Showing up for school

Half of the about 700 employees in nearby Ohio County schools, in West Virginia, have perfect attendance records thus far this year, school Superintendent Kim Miller reported.

That certainly is gratifying, as she noted during a board of education meeting. “I think our employees know how important it is to be present with our students each day, just as it is important for our students to be there each day,” Miller explained.

What about the 50 percent of employees who have not been on the job every school day, however?

It appears school officials are monitoring attendance by employees more closely than in the past. We assume board members are receiving reports on the process.

This is something we hope all area school districts are doing.

It is unavoidable to miss work sometimes, of course. Illness, deaths in the family, time taken off to attend to personal matters that cannot be postponed, and other considerations can make “calling off” necessary.

But do all the employee absences fall into those categories? Or are some school staff members abusing their district’s leave policy?

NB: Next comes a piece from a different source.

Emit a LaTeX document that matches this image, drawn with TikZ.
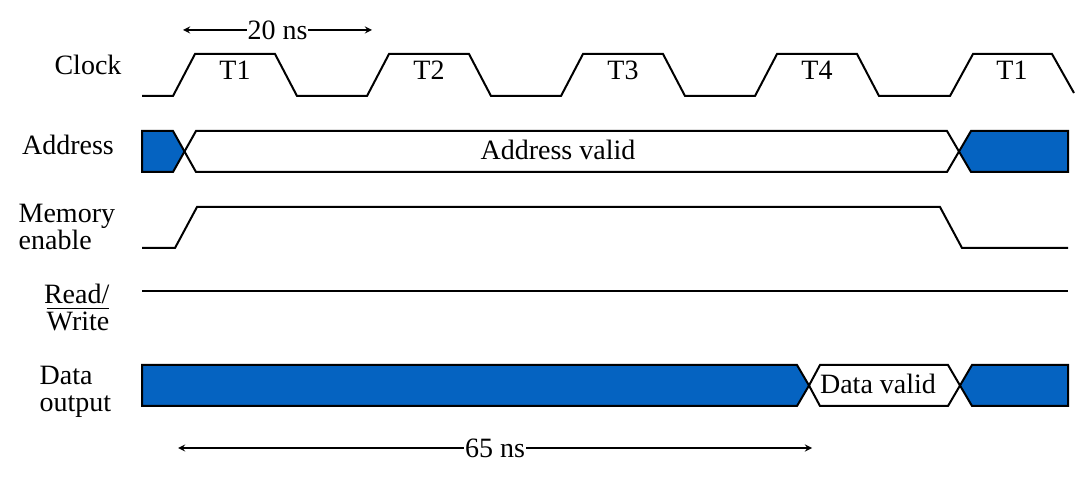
\documentclass[tikz,border=0pt]{standalone}
\usepackage{fontspec}
\setmainfont{Liberation Serif}
\definecolor{busblue}{RGB}{5,99,193}
\begin{document}
\begin{tikzpicture}[x=0.5pt, y=-0.5pt, line width=1pt, font=\fontsize{14}{13.5}\selectfont,
    busfill/.style={draw, fill=busblue},
    dim/.style={<->, >=stealth, line width=0.6pt}]
  \useasboundingbox (0,0) rectangle (1076,480);
  % signal names
  \node (clk) at (88,65) {Clock};
  \node (addr) at (68,145) {Address};
  \node[align=left, anchor=west] (mem) at (11,227) {Memory\\enable};
  \node[align=right, anchor=east] (rw) at (117,307) {Read/\\$\overline{\hbox{Write}}$};
  \node[align=left, anchor=west] (dout) at (32,392) {Data\\output};
  % clock
  \draw (142,96) foreach \s in {173,367,561,755} { -- (\s,96) -- ({\s+22},54) -- ({\s+102},54) -- ({\s+124},96) }
    -- (950,96) -- (973,54) -- (1052,54) -- (1074,93);
  \foreach \s/\t [count=\i] in {173/T1,367/T2,561/T3,755/T4,950/T1} \node (t\i) at ({\s+62},70) {\t};
  % address bus
  \draw[busfill] (142,131) -- (173,131) -- (184.5,151.5) -- (173,172) -- (142,172) -- cycle;
  \draw (184.5,151.5) -- (196,131) -- (947,131) -- (959,151.5) -- (947,172) -- (196,172) -- cycle;
  \draw[busfill] (959,151.5) -- (971,131) -- (1068,131) -- (1068,172) -- (971,172) -- cycle;
  \node (av) at (558,150) {Address valid};
  % memory enable, read/write
  \draw (142,248) -- (175,248) -- (197,207) -- (940,207) -- (962,248) -- (1068,248);
  \draw (142,291) -- (1068,291);
  % data output
  \draw[busfill] (142,365) -- (797,365) -- (809,385.5) -- (797,406) -- (142,406) -- cycle;
  \draw (809,385.5) -- (820,365) -- (948,365) -- (960,385.5) -- (948,406) -- (820,406) -- cycle;
  \draw[busfill] (960,385.5) -- (972,365) -- (1068,365) -- (1068,406) -- (972,406) -- cycle;
  \node (dv) at (878,384) {Data valid};
  % timing
  \coordinate (p1) at (183,30); \coordinate (p2) at (372,30);
  \draw[dim] (p1) -- node[fill=white, inner sep=0.5pt] (tp) {20 ns} (p2);
  \coordinate (q1) at (178,448); \coordinate (q2) at (812,448);
  \draw[dim] (q1) -- node[fill=white, inner sep=0.5pt] (tq) {65 ns} (q2);
\end{tikzpicture}
\end{document}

If so, something needs to be done about the problem. First, it costs taxpayers money when school employees miss work. In most cases, substitutes have to be found and paid.

Second, as Miller pointed out, it is important to the quality of education for students to have the continuity of certain teachers and other staff members with them every day.

When students miss too many days of class for unacceptable reasons, school officials address the problem. The same approach needs to be taken with school employees.